** DESCRIPTION OF THE TASK **
Only the lines from the start up to and including the line containing "right_ticks = [round(i" should be repeated, word for word.
━━━━━ INFORMATION SHOWN ━━━━━
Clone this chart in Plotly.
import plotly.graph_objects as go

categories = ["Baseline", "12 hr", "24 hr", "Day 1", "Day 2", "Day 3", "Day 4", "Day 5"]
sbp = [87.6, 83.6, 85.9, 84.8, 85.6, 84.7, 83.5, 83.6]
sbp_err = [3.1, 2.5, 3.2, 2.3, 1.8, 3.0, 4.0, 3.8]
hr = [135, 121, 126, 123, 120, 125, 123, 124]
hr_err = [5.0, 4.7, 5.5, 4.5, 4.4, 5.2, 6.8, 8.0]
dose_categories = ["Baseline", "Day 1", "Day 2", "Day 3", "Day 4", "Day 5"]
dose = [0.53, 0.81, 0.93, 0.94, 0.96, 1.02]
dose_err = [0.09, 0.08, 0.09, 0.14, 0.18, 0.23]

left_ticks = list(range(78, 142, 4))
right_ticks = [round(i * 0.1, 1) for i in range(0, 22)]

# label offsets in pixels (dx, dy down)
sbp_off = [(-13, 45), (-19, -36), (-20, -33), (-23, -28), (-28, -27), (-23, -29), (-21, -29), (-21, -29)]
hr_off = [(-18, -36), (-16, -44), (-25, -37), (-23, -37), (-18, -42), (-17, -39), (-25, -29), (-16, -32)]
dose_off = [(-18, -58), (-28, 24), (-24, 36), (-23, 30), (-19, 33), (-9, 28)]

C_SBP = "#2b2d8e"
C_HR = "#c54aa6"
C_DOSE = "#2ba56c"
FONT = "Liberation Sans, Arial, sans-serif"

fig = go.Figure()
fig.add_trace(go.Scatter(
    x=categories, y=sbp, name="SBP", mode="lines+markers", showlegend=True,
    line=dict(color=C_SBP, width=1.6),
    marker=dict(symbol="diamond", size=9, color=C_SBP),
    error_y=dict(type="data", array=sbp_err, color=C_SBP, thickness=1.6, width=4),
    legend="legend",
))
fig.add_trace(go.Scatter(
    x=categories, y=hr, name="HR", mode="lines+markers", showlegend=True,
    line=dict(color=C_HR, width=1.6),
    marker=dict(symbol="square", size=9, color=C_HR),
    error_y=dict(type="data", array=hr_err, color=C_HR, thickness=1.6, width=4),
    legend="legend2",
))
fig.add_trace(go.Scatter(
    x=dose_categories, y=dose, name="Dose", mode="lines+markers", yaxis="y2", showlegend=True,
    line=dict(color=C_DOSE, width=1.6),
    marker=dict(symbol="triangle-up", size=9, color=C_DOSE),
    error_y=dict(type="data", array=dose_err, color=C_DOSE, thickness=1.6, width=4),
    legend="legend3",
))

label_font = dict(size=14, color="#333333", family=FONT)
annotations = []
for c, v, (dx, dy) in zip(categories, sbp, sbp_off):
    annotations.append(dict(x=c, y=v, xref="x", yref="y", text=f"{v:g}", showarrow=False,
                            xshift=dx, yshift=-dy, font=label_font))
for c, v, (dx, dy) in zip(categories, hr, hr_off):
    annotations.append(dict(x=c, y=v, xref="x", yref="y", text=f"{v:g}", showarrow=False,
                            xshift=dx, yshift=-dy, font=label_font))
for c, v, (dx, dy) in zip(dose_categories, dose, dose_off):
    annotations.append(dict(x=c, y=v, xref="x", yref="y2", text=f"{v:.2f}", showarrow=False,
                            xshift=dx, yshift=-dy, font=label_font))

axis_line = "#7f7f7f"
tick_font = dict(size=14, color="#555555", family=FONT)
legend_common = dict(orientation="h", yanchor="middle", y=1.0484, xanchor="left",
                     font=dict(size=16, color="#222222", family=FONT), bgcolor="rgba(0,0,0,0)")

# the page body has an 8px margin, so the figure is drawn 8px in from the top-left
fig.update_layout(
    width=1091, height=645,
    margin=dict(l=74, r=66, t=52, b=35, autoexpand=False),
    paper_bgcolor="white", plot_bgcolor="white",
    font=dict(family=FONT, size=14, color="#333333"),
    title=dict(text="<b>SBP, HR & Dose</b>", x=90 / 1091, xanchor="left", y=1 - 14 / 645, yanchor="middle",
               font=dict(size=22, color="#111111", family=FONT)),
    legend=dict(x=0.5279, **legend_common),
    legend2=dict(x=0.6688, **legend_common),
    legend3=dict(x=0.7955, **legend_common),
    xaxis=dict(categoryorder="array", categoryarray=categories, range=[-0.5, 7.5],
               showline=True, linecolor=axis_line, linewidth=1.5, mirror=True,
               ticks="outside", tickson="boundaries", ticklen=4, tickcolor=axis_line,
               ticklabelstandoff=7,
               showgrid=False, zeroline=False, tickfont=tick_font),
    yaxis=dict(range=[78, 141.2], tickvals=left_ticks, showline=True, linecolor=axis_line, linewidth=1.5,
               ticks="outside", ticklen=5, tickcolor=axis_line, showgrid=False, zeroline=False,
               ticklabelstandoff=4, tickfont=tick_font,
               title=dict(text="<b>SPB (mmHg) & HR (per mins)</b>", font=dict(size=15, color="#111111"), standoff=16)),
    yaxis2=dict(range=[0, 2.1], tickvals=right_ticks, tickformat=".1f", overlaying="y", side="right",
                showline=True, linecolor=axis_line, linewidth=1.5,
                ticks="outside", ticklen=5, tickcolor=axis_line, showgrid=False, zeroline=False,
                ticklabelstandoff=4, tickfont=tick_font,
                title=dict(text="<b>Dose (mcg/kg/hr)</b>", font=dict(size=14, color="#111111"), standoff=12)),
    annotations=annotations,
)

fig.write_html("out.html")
━━━━━
** ANSWER TO THE PROBLEM **
Clone this chart in Plotly.
import plotly.graph_objects as go

categories = ["Baseline", "12 hr", "24 hr", "Day 1", "Day 2", "Day 3", "Day 4", "Day 5"]
sbp = [87.6, 83.6, 85.9, 84.8, 85.6, 84.7, 83.5, 83.6]
sbp_err = [3.1, 2.5, 3.2, 2.3, 1.8, 3.0, 4.0, 3.8]
hr = [135, 121, 126, 123, 120, 125, 123, 124]
hr_err = [5.0, 4.7, 5.5, 4.5, 4.4, 5.2, 6.8, 8.0]
dose_categories = ["Baseline", "Day 1", "Day 2", "Day 3", "Day 4", "Day 5"]
dose = [0.53, 0.81, 0.93, 0.94, 0.96, 1.02]
dose_err = [0.09, 0.08, 0.09, 0.14, 0.18, 0.23]

left_ticks = list(range(78, 142, 4))
right_ticks = [round(i * 0.1, 1) for i in range(0, 22)]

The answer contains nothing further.